Written and oral tests will assess students' understanding of the topics covered in the course and their ability to use the relevant language. A successful exam requires a complete and accurate presentation of definitions, statements, and examples. Assessment of content acquisition also includes theorem proofs, where applicable. The final grade is expressed in thirtieths according to the following table:

• NOT PASSED (<18): The student demonstrates a poor and fragmented knowledge of the subject matter, exhibits serious comprehension errors and do not present the contents in an acceptable manner;
• 18-21: The student demonstrates limited knowledge and a basic understanding of the subject matter, presents the contents unclearly and with little precision;
• 22-24: The student demonstrates an acceptable knowledge and a basic understanding of the subject matter, presents the contents correctly but not in a fully structured way;
• 25-27: The student demonstrates a broad knowledge and adequate understanding of the subject matter, presents the contents correctly but not in a complete way;
• 28-29: The student demonstrates an in-depth knowledge and a solid understanding of the subject matter, presents the contents clearly and in a fully structured way;
• 30-30 cum laude: The student demonstrates a complete and detailed knowledge and an excellent understanding of the subject matter, presents the contents clearly and in a fully structured way.

Note.
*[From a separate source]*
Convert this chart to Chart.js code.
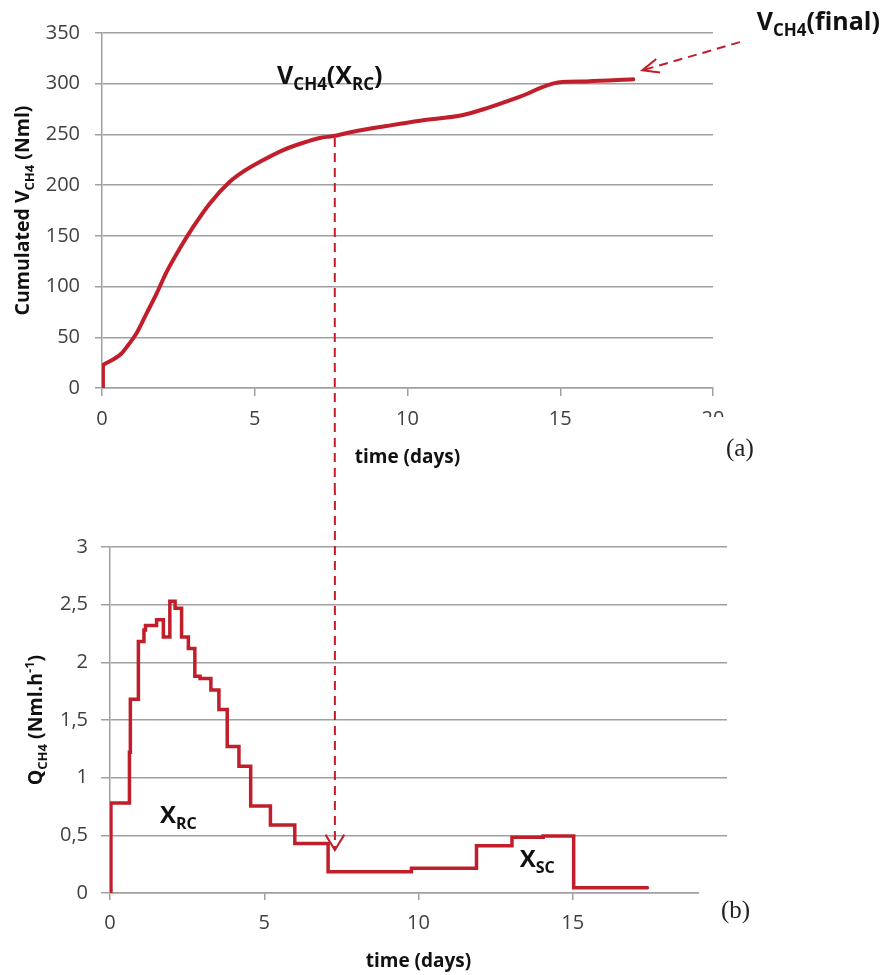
<!DOCTYPE html>
<html>
<head>
<meta charset="utf-8">
<script src="https://cdn.jsdelivr.net/npm/chart.js@4.4.1/dist/chart.umd.min.js"></script>
<style>
  html, body { margin: 0; padding: 0; background: #ffffff; }
  #wrap { position: relative; width: 882px; height: 975px; overflow: hidden; }
  canvas { position: absolute; left: 0; }
  #cTop { top: 0; }
  #cBot { top: 490px; }
</style>
</head>
<body>
<div id="wrap">
  <canvas id="cTop" width="882" height="490"></canvas>
  <canvas id="cBot" width="882" height="485"></canvas>
</div>
<script>
// (a) cumulated methane volume, Nml, against time in days
const volumeDays = [0, 0.03, 0.62, 0.86, 1.13, 1.46, 1.79, 2.12, 2.55, 2.99, 3.53, 4.19, 4.62, 5.17, 5.93, 6.59, 7.13, 7.57, 8.22, 9.32, 10.41, 11.82, 12.58, 13.68, 14.93, 15.86, 17.39];
const volumeNml  = [0, 22.7, 33.5, 42.4, 53.9, 73.6, 93.3, 114.7, 137.7, 159, 182, 203.5, 213.3, 223, 234.6, 241.8, 246.5, 248.4, 252.7, 258.3, 263.5, 269.2, 275.7, 287.2, 301.3, 302.3, 304.3];

// (b) methane production rate, Nml/h; each value holds from its day until the next one
const rateDays = [0, 0.03, 0.63, 0.66, 0.92, 1.10, 1.15, 1.51, 1.73, 1.94, 2.11, 2.32, 2.54, 2.75, 2.92, 3.27, 3.53, 3.80, 4.18, 4.56, 5.20, 5.99, 7.07, 9.77, 11.88, 13.03, 14.04, 15.03, 17.42];
const rateNmlH = [0, 0.78, 1.22, 1.68, 2.18, 2.28, 2.32, 2.37, 2.22, 2.53, 2.47, 2.22, 2.12, 1.88, 1.86, 1.76, 1.59, 1.27, 1.10, 0.755, 0.59, 0.43, 0.185, 0.214, 0.41, 0.483, 0.494, 0.046, 0.046];

// axis ticks
const dayTicks = [0, 5, 10, 15, 20];
const volumeTicks = [0, 50, 100, 150, 200, 250, 300, 350];
const rateTicks = [0, 0.5, 1, 1.5, 2, 2.5, 3];
const rateTickLabels = ['0', '0,5', '1', '1,5', '2', '2,5', '3'];

// marker points used by the annotations
const rcDayTop = 7.62;        // end of the readily degradable phase on the volume curve
const rcVolume = 248.4;
const rcDayBottom = 7.29;     // same instant on the rate panel
const rcArrowRate = 0.373;
const finalDay = 17.39;
const finalVolume = 304.3;

const RED = 'rgb(192,30,42)';
const GRID = '#a0a0a0';
const GRID_WIDTH = 1.5;
const TICK_COLOR = '#404040';
const FAMILY = '"Open Sans", Lato, "Liberation Sans", sans-serif';
const tickFont = { family: FAMILY, size: 20, weight: 'normal' };

// text with subscript / superscript parts
function richText(ctx, parts, x, y, size, align, angle) {
  const fontFor = p => 'bold ' + ((p.sub || p.sup) ? Math.round(size * 0.66) : size) + 'px ' + FAMILY;
  let total = 0;
  const widths = parts.map(p => {
    ctx.font = fontFor(p);
    const w = ctx.measureText(p.t).width;
    total += w;
    return w;
  });
  ctx.save();
  ctx.translate(x, y);
  if (angle) ctx.rotate(angle);
  ctx.textAlign = 'left';
  ctx.textBaseline = 'alphabetic';
  ctx.fillStyle = '#111111';
  let cx = align === 'center' ? -total / 2 : 0;
  parts.forEach((p, i) => {
    ctx.font = fontFor(p);
    const dy = p.sub ? size * 0.24 : (p.sup ? -size * 0.4 : 0);
    ctx.fillText(p.t, cx, dy);
    cx += widths[i];
  });
  ctx.restore();
}

function dashedLine(ctx, x1, y1, x2, y2) {
  ctx.save();
  ctx.strokeStyle = RED;
  ctx.lineWidth = 2;
  ctx.setLineDash([9, 6]);
  ctx.beginPath();
  ctx.moveTo(x1, y1);
  ctx.lineTo(x2, y2);
  ctx.stroke();
  ctx.restore();
}

// open "V" arrow head at (tx,ty), pointing away from (fx,fy)
function openHead(ctx, fx, fy, tx, ty, len, spread) {
  const a = Math.atan2(fy - ty, fx - tx);
  ctx.save();
  ctx.strokeStyle = RED;
  ctx.lineWidth = 2;
  ctx.setLineDash([]);
  ctx.beginPath();
  ctx.moveTo(tx + len * Math.cos(a - spread), ty + len * Math.sin(a - spread));
  ctx.lineTo(tx, ty);
  ctx.lineTo(tx + len * Math.cos(a + spread), ty + len * Math.sin(a + spread));
  ctx.stroke();
  ctx.restore();
}

function panelTag(ctx, text, left, top, right, bottom, tx, ty) {
  ctx.save();
  ctx.fillStyle = '#ffffff';
  ctx.fillRect(left, top, right - left, bottom - top);
  ctx.fillStyle = '#222222';
  ctx.font = '25px "Liberation Serif", "DejaVu Serif", serif';
  ctx.textAlign = 'left';
  ctx.textBaseline = 'alphabetic';
  ctx.fillText(text, tx, ty);
  ctx.restore();
}

const topOverlay = {
  id: 'topOverlay',
  afterDraw(chart) {
    const { ctx, chartArea, scales: { x, y } } = chart;
    // axis titles
    richText(ctx, [{ t: 'time (days)' }], (chartArea.left + chartArea.right) / 2, chartArea.bottom + 75, 19, 'center');
    richText(ctx, [{ t: 'Cumulated V' }, { t: 'CH4', sub: true }, { t: ' (Nml)' }], 29, (chartArea.top + chartArea.bottom) / 2, 19.5, 'center', -Math.PI / 2);
    // V_CH4(X_RC) label and the dashed drop line
    richText(ctx, [{ t: 'V' }, { t: 'CH4', sub: true }, { t: '(X' }, { t: 'RC', sub: true }, { t: ')' }], x.getPixelForValue(5.73), y.getPixelForValue(300), 25, 'left');
    const xr = x.getPixelForValue(rcDayTop);
    dashedLine(ctx, xr, y.getPixelForValue(rcVolume) + 2, xr, chart.height + 2);
    // V_CH4(final) label and arrow
    const fx = x.getPixelForValue(20.88), fy = y.getPixelForValue(341);
    const tx = x.getPixelForValue(finalDay) + 9, ty = y.getPixelForValue(finalVolume) - 9;
    dashedLine(ctx, fx, fy, tx, ty);
    openHead(ctx, fx, fy, tx, ty, 18, 0.4);
    richText(ctx, [{ t: 'V' }, { t: 'CH4', sub: true }, { t: '(final)' }], x.getPixelForValue(21.43), y.getPixelForValue(353), 25, 'left');
    panelTag(ctx, '(a)', 699, 417, 775, 480, 726, 456);
  }
};

const bottomOverlay = {
  id: 'bottomOverlay',
  afterDraw(chart) {
    const { ctx, chartArea, scales: { x, y } } = chart;
    richText(ctx, [{ t: 'time (days)' }], (chartArea.left + chartArea.right) / 2, chartArea.bottom + 74, 19, 'center');
    richText(ctx, [{ t: 'Q' }, { t: 'CH4', sub: true }, { t: ' (Nml.h' }, { t: '-1', sup: true }, { t: ')' }], 42, (chartArea.top + chartArea.bottom) / 2, 19.5, 'center', -Math.PI / 2);
    richText(ctx, [{ t: 'X' }, { t: 'RC', sub: true }], x.getPixelForValue(1.62), y.getPixelForValue(0.607), 24, 'left');
    richText(ctx, [{ t: 'X' }, { t: 'SC', sub: true }], x.getPixelForValue(13.28), y.getPixelForValue(0.225), 24, 'left');
    const xr = x.getPixelForValue(rcDayBottom);
    const tipY = y.getPixelForValue(rcArrowRate);
    dashedLine(ctx, xr, -4, xr, tipY - 2);
    openHead(ctx, xr, 0, xr, tipY, 18, 0.55);
    panelTag(ctx, '(b)', 699, 397, 775, 456, 721, 428);
  }
};

function setTicks(list) {
  return scale => { scale.ticks = list.map(v => ({ value: v })); };
}

const volumePoints = volumeDays.map((d, i) => ({ x: d, y: volumeNml[i] }));
const lineStyle = {
  borderColor: RED,
  borderWidth: 4,
  pointRadius: 0,
  borderCapStyle: 'round',
  borderJoinStyle: 'round',
  fill: false
};

// (a) cumulated volume: the instant rise at t=0 is straight, the rest is smoothed
new Chart(document.getElementById('cTop'), {
  type: 'line',
  data: {
    datasets: [
      Object.assign({ data: volumePoints.slice(0, 2), tension: 0 }, lineStyle),
      Object.assign({ data: volumePoints.slice(1), cubicInterpolationMode: 'monotone' }, lineStyle)
    ]
  },
  options: {
    responsive: false,
    animation: false,
    events: [],
    layout: { padding: { left: 0, top: 33, right: 169, bottom: 0 } },
    plugins: { legend: { display: false }, tooltip: { enabled: false } },
    scales: {
      x: {
        type: 'linear', min: 0, max: 20,
        afterBuildTicks: setTicks(dayTicks),
        ticks: { font: tickFont, color: TICK_COLOR, padding: 11, maxRotation: 0, autoSkip: false },
        grid: { drawOnChartArea: false, drawTicks: true, tickLength: 8, color: GRID, lineWidth: GRID_WIDTH },
        border: { color: GRID, width: GRID_WIDTH },
        afterFit(s) { s.height = 102; }
      },
      y: {
        type: 'linear', min: 0, max: 350,
        afterBuildTicks: setTicks(volumeTicks),
        ticks: { font: tickFont, color: TICK_COLOR, padding: 15, autoSkip: false },
        grid: { color: GRID, lineWidth: GRID_WIDTH, tickLength: 7 },
        border: { color: GRID, width: GRID_WIDTH },
        afterFit(s) { s.width = 102; }
      }
    }
  },
  plugins: [topOverlay]
});

// (b) production rate
new Chart(document.getElementById('cBot'), {
  type: 'line',
  data: {
    datasets: [{
      data: rateDays.map((d, i) => ({ x: d, y: rateNmlH[i] })),
      borderColor: RED,
      borderWidth: 3.5,
      pointRadius: 0,
      stepped: 'before',
      borderCapStyle: 'round',
      borderJoinStyle: 'miter',
      fill: false
    }]
  },
  options: {
    responsive: false,
    animation: false,
    events: [],
    layout: { padding: { left: 0, top: 57, right: 155, bottom: 0 } },
    plugins: { legend: { display: false }, tooltip: { enabled: false } },
    scales: {
      x: {
        type: 'linear', min: 0, max: 20,
        afterBuildTicks: setTicks(dayTicks),
        ticks: { font: tickFont, color: TICK_COLOR, padding: 11, maxRotation: 0, autoSkip: false },
        grid: { drawOnChartArea: false, drawTicks: true, tickLength: 7, color: GRID, lineWidth: GRID_WIDTH },
        border: { color: GRID, width: GRID_WIDTH },
        afterFit(s) { s.height = 82; }
      },
      y: {
        type: 'linear', min: 0, max: 3,
        afterBuildTicks: setTicks(rateTicks),
        ticks: {
          font: tickFont, color: TICK_COLOR, padding: 13, autoSkip: false,
          callback: v => rateTickLabels[rateTicks.indexOf(v)]
        },
        grid: { color: GRID, lineWidth: GRID_WIDTH, tickLength: 9 },
        border: { color: GRID, width: GRID_WIDTH },
        afterFit(s) { s.width = 110; }
      }
    }
  },
  plugins: [bottomOverlay]
});
</script>
</body>
</html>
Information for students with disabilities and / or SLD.

To guarantee equal opportunities and in compliance with the laws in force, interested students can ask for a personal interview in order to plan any compensatory and / or dispensatory measures, based on the didactic objectives and specific needs. It is also possible to contact the referent teacher CInAP (Center for Active and Participated Integration - Services for Disabilities and / or SLD) of the Department of Electrical, Electronic and Computer Engineering.
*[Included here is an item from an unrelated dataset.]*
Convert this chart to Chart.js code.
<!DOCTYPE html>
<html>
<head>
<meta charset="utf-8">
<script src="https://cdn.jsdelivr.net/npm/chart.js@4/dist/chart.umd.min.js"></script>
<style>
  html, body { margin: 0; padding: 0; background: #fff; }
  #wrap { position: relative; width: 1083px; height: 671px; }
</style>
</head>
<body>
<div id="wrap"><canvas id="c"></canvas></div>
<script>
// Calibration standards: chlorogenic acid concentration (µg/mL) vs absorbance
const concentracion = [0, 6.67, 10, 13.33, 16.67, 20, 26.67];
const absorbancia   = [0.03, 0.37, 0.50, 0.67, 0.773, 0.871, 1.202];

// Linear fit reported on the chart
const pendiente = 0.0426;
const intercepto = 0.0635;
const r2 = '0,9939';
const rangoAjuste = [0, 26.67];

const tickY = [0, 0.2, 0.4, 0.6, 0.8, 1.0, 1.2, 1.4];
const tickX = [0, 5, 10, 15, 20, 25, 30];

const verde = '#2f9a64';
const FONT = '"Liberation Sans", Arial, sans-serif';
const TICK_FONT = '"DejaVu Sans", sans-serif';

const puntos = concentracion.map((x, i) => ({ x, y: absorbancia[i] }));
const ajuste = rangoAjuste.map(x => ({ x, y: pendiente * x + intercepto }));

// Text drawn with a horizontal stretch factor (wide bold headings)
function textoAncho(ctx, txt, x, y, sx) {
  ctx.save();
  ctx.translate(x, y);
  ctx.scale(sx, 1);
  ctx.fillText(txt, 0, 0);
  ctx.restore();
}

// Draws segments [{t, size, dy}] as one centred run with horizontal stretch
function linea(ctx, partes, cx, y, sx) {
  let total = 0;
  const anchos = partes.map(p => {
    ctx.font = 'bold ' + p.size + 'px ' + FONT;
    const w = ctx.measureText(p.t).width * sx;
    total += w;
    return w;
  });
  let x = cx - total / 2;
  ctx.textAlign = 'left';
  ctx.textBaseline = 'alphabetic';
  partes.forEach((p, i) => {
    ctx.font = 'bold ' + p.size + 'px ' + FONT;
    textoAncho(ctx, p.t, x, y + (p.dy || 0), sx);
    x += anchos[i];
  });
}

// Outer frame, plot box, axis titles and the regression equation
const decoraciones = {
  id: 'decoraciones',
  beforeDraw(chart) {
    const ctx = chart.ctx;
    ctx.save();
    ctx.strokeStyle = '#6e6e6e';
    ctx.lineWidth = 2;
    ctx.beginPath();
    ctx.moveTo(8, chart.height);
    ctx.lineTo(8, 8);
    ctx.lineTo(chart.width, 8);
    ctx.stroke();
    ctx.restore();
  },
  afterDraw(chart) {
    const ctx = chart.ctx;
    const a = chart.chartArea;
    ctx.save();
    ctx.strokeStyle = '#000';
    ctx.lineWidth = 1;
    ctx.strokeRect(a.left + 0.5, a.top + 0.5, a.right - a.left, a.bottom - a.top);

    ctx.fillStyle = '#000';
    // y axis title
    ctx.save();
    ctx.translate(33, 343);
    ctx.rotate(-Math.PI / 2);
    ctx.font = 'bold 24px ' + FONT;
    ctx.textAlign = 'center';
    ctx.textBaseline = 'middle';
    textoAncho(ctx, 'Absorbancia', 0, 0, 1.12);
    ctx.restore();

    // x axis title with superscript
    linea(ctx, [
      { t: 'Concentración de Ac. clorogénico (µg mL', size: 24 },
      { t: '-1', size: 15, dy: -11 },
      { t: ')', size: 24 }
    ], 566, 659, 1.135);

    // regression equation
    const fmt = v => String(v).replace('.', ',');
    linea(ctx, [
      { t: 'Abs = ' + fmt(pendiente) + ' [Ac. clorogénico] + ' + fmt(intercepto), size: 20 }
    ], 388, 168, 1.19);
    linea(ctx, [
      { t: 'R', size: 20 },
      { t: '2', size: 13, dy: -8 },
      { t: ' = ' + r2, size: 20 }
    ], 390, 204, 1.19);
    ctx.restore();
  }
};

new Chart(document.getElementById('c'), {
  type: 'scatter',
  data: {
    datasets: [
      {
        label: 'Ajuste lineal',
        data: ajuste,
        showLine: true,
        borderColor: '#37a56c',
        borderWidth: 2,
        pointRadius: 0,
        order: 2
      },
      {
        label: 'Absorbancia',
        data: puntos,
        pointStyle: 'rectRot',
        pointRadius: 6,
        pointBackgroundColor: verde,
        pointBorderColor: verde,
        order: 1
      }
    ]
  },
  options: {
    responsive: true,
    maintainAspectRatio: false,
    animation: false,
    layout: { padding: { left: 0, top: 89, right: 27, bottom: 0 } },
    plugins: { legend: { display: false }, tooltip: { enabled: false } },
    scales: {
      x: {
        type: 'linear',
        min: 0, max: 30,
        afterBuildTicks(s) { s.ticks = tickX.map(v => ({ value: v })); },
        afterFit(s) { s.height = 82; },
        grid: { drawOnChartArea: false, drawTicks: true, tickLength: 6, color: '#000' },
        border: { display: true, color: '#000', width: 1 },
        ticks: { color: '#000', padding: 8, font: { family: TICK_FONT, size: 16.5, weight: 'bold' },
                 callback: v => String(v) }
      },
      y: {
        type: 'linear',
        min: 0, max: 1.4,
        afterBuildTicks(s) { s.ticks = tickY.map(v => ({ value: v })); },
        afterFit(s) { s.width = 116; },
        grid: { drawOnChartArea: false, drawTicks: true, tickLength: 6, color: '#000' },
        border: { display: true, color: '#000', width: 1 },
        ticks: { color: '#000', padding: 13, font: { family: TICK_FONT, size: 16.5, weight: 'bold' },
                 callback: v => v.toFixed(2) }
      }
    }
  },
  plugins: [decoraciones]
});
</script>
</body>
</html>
Note. Verification of learning can also be carried out electronically, should the conditions require it. In this case, the duration of the written test may be subject to change.

All the topics mentioned in the program can be requested during the exam.

The attendance of the lessons, the study of the recommended texts and the study of the material provided by the teacher (handouts and collections of exercises carried out and proposed) allow the student to have a clear and detailed idea of ​​the questions that may be proposed during the exam.

An adequate exposition of the theory involves the use of the rigorous language characteristic of the discipline, the exposition of simple examples and counterexamples that clarify the exposed concepts (definitions, propositions, theorems, corollaries).

The main types of exercises related to the Module A of the course of Mathematical Analysis I are:

• Finding the bounds of a numerical set. Finding interior points, boundary points, accumulation points of an assigned numerical set.
• Exercises on complex numbers.
• Calculation of sequences limits.
• Calculation of limits of functions. Study of the continuity, boundedness and invertibility of real functions of a real variable.
• Qualitative study of a function and applications.